## start SUPPLIED DATA
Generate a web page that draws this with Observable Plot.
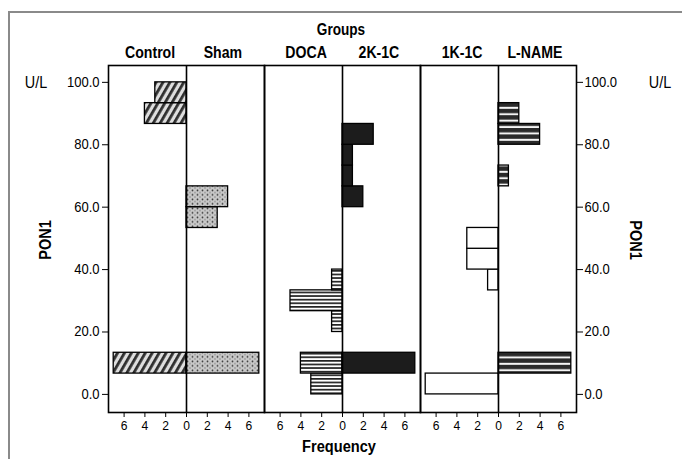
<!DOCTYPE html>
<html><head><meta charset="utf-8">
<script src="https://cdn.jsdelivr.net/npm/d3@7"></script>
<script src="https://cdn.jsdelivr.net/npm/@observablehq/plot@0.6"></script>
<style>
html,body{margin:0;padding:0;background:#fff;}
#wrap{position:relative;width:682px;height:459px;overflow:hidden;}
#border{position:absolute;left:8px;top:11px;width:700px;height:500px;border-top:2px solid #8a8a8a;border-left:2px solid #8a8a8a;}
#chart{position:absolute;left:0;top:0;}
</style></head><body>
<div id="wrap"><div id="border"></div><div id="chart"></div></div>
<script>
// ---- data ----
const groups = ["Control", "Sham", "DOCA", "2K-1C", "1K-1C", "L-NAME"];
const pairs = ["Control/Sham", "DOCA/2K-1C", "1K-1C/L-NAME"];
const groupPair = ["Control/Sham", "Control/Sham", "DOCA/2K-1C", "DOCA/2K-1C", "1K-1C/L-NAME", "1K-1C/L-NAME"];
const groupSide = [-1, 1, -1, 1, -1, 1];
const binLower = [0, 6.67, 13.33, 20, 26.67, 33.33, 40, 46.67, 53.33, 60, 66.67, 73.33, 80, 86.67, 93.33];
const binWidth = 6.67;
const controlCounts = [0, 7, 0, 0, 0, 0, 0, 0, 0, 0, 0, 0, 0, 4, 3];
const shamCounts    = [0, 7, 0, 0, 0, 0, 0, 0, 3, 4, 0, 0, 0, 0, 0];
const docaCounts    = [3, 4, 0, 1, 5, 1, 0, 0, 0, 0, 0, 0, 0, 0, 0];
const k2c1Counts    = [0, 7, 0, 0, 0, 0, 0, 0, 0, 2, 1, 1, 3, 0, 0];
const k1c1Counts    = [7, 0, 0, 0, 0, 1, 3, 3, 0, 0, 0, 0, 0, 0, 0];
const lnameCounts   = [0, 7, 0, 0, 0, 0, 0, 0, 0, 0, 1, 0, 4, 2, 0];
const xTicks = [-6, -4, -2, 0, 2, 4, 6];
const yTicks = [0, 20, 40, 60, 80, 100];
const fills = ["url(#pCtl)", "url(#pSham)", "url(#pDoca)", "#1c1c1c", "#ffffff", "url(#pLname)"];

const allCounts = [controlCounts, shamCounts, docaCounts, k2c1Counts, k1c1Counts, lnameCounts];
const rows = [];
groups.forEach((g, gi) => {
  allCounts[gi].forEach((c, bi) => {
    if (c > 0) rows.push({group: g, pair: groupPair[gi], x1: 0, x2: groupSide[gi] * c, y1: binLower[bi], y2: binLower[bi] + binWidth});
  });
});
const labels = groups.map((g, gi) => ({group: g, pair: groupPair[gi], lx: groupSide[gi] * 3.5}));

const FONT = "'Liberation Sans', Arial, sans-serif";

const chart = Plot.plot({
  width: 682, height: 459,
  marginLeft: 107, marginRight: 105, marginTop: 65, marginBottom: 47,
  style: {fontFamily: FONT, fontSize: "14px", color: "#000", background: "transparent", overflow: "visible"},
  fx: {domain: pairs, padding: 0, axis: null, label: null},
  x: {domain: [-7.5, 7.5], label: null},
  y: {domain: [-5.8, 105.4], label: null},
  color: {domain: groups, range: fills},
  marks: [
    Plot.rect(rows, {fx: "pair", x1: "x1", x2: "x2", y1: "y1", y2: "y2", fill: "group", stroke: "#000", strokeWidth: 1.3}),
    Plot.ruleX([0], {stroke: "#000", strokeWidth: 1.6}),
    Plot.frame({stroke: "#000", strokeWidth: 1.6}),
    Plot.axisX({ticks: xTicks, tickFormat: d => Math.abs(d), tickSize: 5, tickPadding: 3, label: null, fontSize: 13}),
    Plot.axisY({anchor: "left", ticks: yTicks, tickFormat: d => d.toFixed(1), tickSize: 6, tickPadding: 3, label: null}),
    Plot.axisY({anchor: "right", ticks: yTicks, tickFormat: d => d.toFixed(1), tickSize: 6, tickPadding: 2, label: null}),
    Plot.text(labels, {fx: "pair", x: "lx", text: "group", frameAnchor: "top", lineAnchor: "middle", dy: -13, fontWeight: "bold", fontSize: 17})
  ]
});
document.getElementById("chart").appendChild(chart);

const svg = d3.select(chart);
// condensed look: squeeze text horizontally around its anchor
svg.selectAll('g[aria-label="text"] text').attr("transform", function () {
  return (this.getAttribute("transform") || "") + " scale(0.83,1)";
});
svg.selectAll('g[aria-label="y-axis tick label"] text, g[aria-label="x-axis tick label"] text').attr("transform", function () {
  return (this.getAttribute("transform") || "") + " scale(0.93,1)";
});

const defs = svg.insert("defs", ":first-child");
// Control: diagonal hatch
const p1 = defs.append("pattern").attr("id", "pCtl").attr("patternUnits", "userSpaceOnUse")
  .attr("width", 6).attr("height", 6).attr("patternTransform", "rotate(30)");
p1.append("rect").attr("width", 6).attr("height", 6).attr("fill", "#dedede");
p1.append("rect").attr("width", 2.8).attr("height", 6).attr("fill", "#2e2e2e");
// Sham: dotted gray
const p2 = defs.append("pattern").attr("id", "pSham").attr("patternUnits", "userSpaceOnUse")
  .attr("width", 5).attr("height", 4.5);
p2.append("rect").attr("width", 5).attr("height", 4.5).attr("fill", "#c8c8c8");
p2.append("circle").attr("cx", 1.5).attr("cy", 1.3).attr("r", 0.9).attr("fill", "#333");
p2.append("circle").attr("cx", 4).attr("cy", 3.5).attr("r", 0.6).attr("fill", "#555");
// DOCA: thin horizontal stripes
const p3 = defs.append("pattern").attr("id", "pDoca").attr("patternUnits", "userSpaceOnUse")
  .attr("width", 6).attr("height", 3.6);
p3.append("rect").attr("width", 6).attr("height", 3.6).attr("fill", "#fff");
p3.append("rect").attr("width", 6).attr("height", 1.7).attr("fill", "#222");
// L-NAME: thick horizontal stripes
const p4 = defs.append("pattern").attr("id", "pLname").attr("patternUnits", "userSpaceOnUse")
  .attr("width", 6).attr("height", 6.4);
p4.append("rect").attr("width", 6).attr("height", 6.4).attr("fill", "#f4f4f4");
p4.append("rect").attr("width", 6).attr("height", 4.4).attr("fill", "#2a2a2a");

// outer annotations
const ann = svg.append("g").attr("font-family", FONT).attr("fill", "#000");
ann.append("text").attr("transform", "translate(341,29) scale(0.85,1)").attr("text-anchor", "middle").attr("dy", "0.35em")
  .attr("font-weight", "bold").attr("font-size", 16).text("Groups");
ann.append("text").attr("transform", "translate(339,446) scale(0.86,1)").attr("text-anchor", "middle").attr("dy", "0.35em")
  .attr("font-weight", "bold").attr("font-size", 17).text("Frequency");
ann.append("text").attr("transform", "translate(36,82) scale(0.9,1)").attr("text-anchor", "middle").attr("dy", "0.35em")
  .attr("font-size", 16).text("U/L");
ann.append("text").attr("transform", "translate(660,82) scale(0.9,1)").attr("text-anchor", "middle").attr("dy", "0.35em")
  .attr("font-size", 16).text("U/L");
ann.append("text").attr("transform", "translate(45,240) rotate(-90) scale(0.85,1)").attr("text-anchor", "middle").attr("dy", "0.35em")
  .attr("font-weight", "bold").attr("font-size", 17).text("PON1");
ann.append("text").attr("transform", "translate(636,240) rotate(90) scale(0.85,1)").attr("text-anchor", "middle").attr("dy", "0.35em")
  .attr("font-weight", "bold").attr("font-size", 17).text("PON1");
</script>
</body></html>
## end SUPPLIED DATA
◆ **EXERCISE DESCRIPTION**
Reproduce the data word for word, excluding its pictures.

◆ **CORRECT RESPONSE**
Generate a web page that draws this with Observable Plot.
<!DOCTYPE html>
<html><head><meta charset="utf-8">
<script src="https://cdn.jsdelivr.net/npm/d3@7"></script>
<script src="https://cdn.jsdelivr.net/npm/@observablehq/plot@0.6"></script>
<style>
html,body{margin:0;padding:0;background:#fff;}
#wrap{position:relative;width:682px;height:459px;overflow:hidden;}
#border{position:absolute;left:8px;top:11px;width:700px;height:500px;border-top:2px solid #8a8a8a;border-left:2px solid #8a8a8a;}
#chart{position:absolute;left:0;top:0;}
</style></head><body>
<div id="wrap"><div id="border"></div><div id="chart"></div></div>
<script>
// ---- data ----
const groups = ["Control", "Sham", "DOCA", "2K-1C", "1K-1C", "L-NAME"];
const pairs = ["Control/Sham", "DOCA/2K-1C", "1K-1C/L-NAME"];
const groupPair = ["Control/Sham", "Control/Sham", "DOCA/2K-1C", "DOCA/2K-1C", "1K-1C/L-NAME", "1K-1C/L-NAME"];
const groupSide = [-1, 1, -1, 1, -1, 1];
const binLower = [0, 6.67, 13.33, 20, 26.67, 33.33, 40, 46.67, 53.33, 60, 66.67, 73.33, 80, 86.67, 93.33];
const binWidth = 6.67;
const controlCounts = [0, 7, 0, 0, 0, 0, 0, 0, 0, 0, 0, 0, 0, 4, 3];
const shamCounts    = [0, 7, 0, 0, 0, 0, 0, 0, 3, 4, 0, 0, 0, 0, 0];
const docaCounts    = [3, 4, 0, 1, 5, 1, 0, 0, 0, 0, 0, 0, 0, 0, 0];
const k2c1Counts    = [0, 7, 0, 0, 0, 0, 0, 0, 0, 2, 1, 1, 3, 0, 0];
const k1c1Counts    = [7, 0, 0, 0, 0, 1, 3, 3, 0, 0, 0, 0, 0, 0, 0];
const lnameCounts   = [0, 7, 0, 0, 0, 0, 0, 0, 0, 0, 1, 0, 4, 2, 0];
const xTicks = [-6, -4, -2, 0, 2, 4, 6];
const yTicks = [0, 20, 40, 60, 80, 100];
const fills = ["url(#pCtl)", "url(#pSham)", "url(#pDoca)", "#1c1c1c", "#ffffff", "url(#pLname)"];

const allCounts = [controlCounts, shamCounts, docaCounts, k2c1Counts, k1c1Counts, lnameCounts];
const rows = [];
groups.forEach((g, gi) => {
  allCounts[gi].forEach((c, bi) => {
    if (c > 0) rows.push({group: g, pair: groupPair[gi], x1: 0, x2: groupSide[gi] * c, y1: binLower[bi], y2: binLower[bi] + binWidth});
  });
});
const labels = groups.map((g, gi) => ({group: g, pair: groupPair[gi], lx: groupSide[gi] * 3.5}));

const FONT = "'Liberation Sans', Arial, sans-serif";

const chart = Plot.plot({
  width: 682, height: 459,
  marginLeft: 107, marginRight: 105, marginTop: 65, marginBottom: 47,
  style: {fontFamily: FONT, fontSize: "14px", color: "#000", background: "transparent", overflow: "visible"},
  fx: {domain: pairs, padding: 0, axis: null, label: null},
  x: {domain: [-7.5, 7.5], label: null},
  y: {domain: [-5.8, 105.4], label: null},
  color: {domain: groups, range: fills},
  marks: [
    Plot.rect(rows, {fx: "pair", x1: "x1", x2: "x2", y1: "y1", y2: "y2", fill: "group", stroke: "#000", strokeWidth: 1.3}),
    Plot.ruleX([0], {stroke: "#000", strokeWidth: 1.6}),
    Plot.frame({stroke: "#000", strokeWidth: 1.6}),
    Plot.axisX({ticks: xTicks, tickFormat: d => Math.abs(d), tickSize: 5, tickPadding: 3, label: null, fontSize: 13}),
    Plot.axisY({anchor: "left", ticks: yTicks, tickFormat: d => d.toFixed(1), tickSize: 6, tickPadding: 3, label: null}),
    Plot.axisY({anchor: "right", ticks: yTicks, tickFormat: d => d.toFixed(1), tickSize: 6, tickPadding: 2, label: null}),
    Plot.text(labels, {fx: "pair", x: "lx", text: "group", frameAnchor: "top", lineAnchor: "middle", dy: -13, fontWeight: "bold", fontSize: 17})
  ]
});
document.getElementById("chart").appendChild(chart);

const svg = d3.select(chart);
// condensed look: squeeze text horizontally around its anchor
svg.selectAll('g[aria-label="text"] text').attr("transform", function () {
  return (this.getAttribute("transform") || "") + " scale(0.83,1)";
});
svg.selectAll('g[aria-label="y-axis tick label"] text, g[aria-label="x-axis tick label"] text').attr("transform", function () {
  return (this.getAttribute("transform") || "") + " scale(0.93,1)";
});

const defs = svg.insert("defs", ":first-child");
// Control: diagonal hatch
const p1 = defs.append("pattern").attr("id", "pCtl").attr("patternUnits", "userSpaceOnUse")
  .attr("width", 6).attr("height", 6).attr("patternTransform", "rotate(30)");
p1.append("rect").attr("width", 6).attr("height", 6).attr("fill", "#dedede");
p1.append("rect").attr("width", 2.8).attr("height", 6).attr("fill", "#2e2e2e");
// Sham: dotted gray
const p2 = defs.append("pattern").attr("id", "pSham").attr("patternUnits", "userSpaceOnUse")
  .attr("width", 5).attr("height", 4.5);
p2.append("rect").attr("width", 5).attr("height", 4.5).attr("fill", "#c8c8c8");
p2.append("circle").attr("cx", 1.5).attr("cy", 1.3).attr("r", 0.9).attr("fill", "#333");
p2.append("circle").attr("cx", 4).attr("cy", 3.5).attr("r", 0.6).attr("fill", "#555");
// DOCA: thin horizontal stripes
const p3 = defs.append("pattern").attr("id", "pDoca").attr("patternUnits", "userSpaceOnUse")
  .attr("width", 6).attr("height", 3.6);
p3.append("rect").attr("width", 6).attr("height", 3.6).attr("fill", "#fff");
p3.append("rect").attr("width", 6).attr("height", 1.7).attr("fill", "#222");
// L-NAME: thick horizontal stripes
const p4 = defs.append("pattern").attr("id", "pLname").attr("patternUnits", "userSpaceOnUse")
  .attr("width", 6).attr("height", 6.4);
p4.append("rect").attr("width", 6).attr("height", 6.4).attr("fill", "#f4f4f4");
p4.append("rect").attr("width", 6).attr("height", 4.4).attr("fill", "#2a2a2a");

// outer annotations
const ann = svg.append("g").attr("font-family", FONT).attr("fill", "#000");
ann.append("text").attr("transform", "translate(341,29) scale(0.85,1)").attr("text-anchor", "middle").attr("dy", "0.35em")
  .attr("font-weight", "bold").attr("font-size", 16).text("Groups");
ann.append("text").attr("transform", "translate(339,446) scale(0.86,1)").attr("text-anchor", "middle").attr("dy", "0.35em")
  .attr("font-weight", "bold").attr("font-size", 17).text("Frequency");
ann.append("text").attr("transform", "translate(36,82) scale(0.9,1)").attr("text-anchor", "middle").attr("dy", "0.35em")
  .attr("font-size", 16).text("U/L");
ann.append("text").attr("transform", "translate(660,82) scale(0.9,1)").attr("text-anchor", "middle").attr("dy", "0.35em")
  .attr("font-size", 16).text("U/L");
ann.append("text").attr("transform", "translate(45,240) rotate(-90) scale(0.85,1)").attr("text-anchor", "middle").attr("dy", "0.35em")
  .attr("font-weight", "bold").attr("font-size", 17).text("PON1");
ann.append("text").attr("transform", "translate(636,240) rotate(90) scale(0.85,1)").attr("text-anchor", "middle").attr("dy", "0.35em")
  .attr("font-weight", "bold").attr("font-size", 17).text("PON1");
</script>
</body></html>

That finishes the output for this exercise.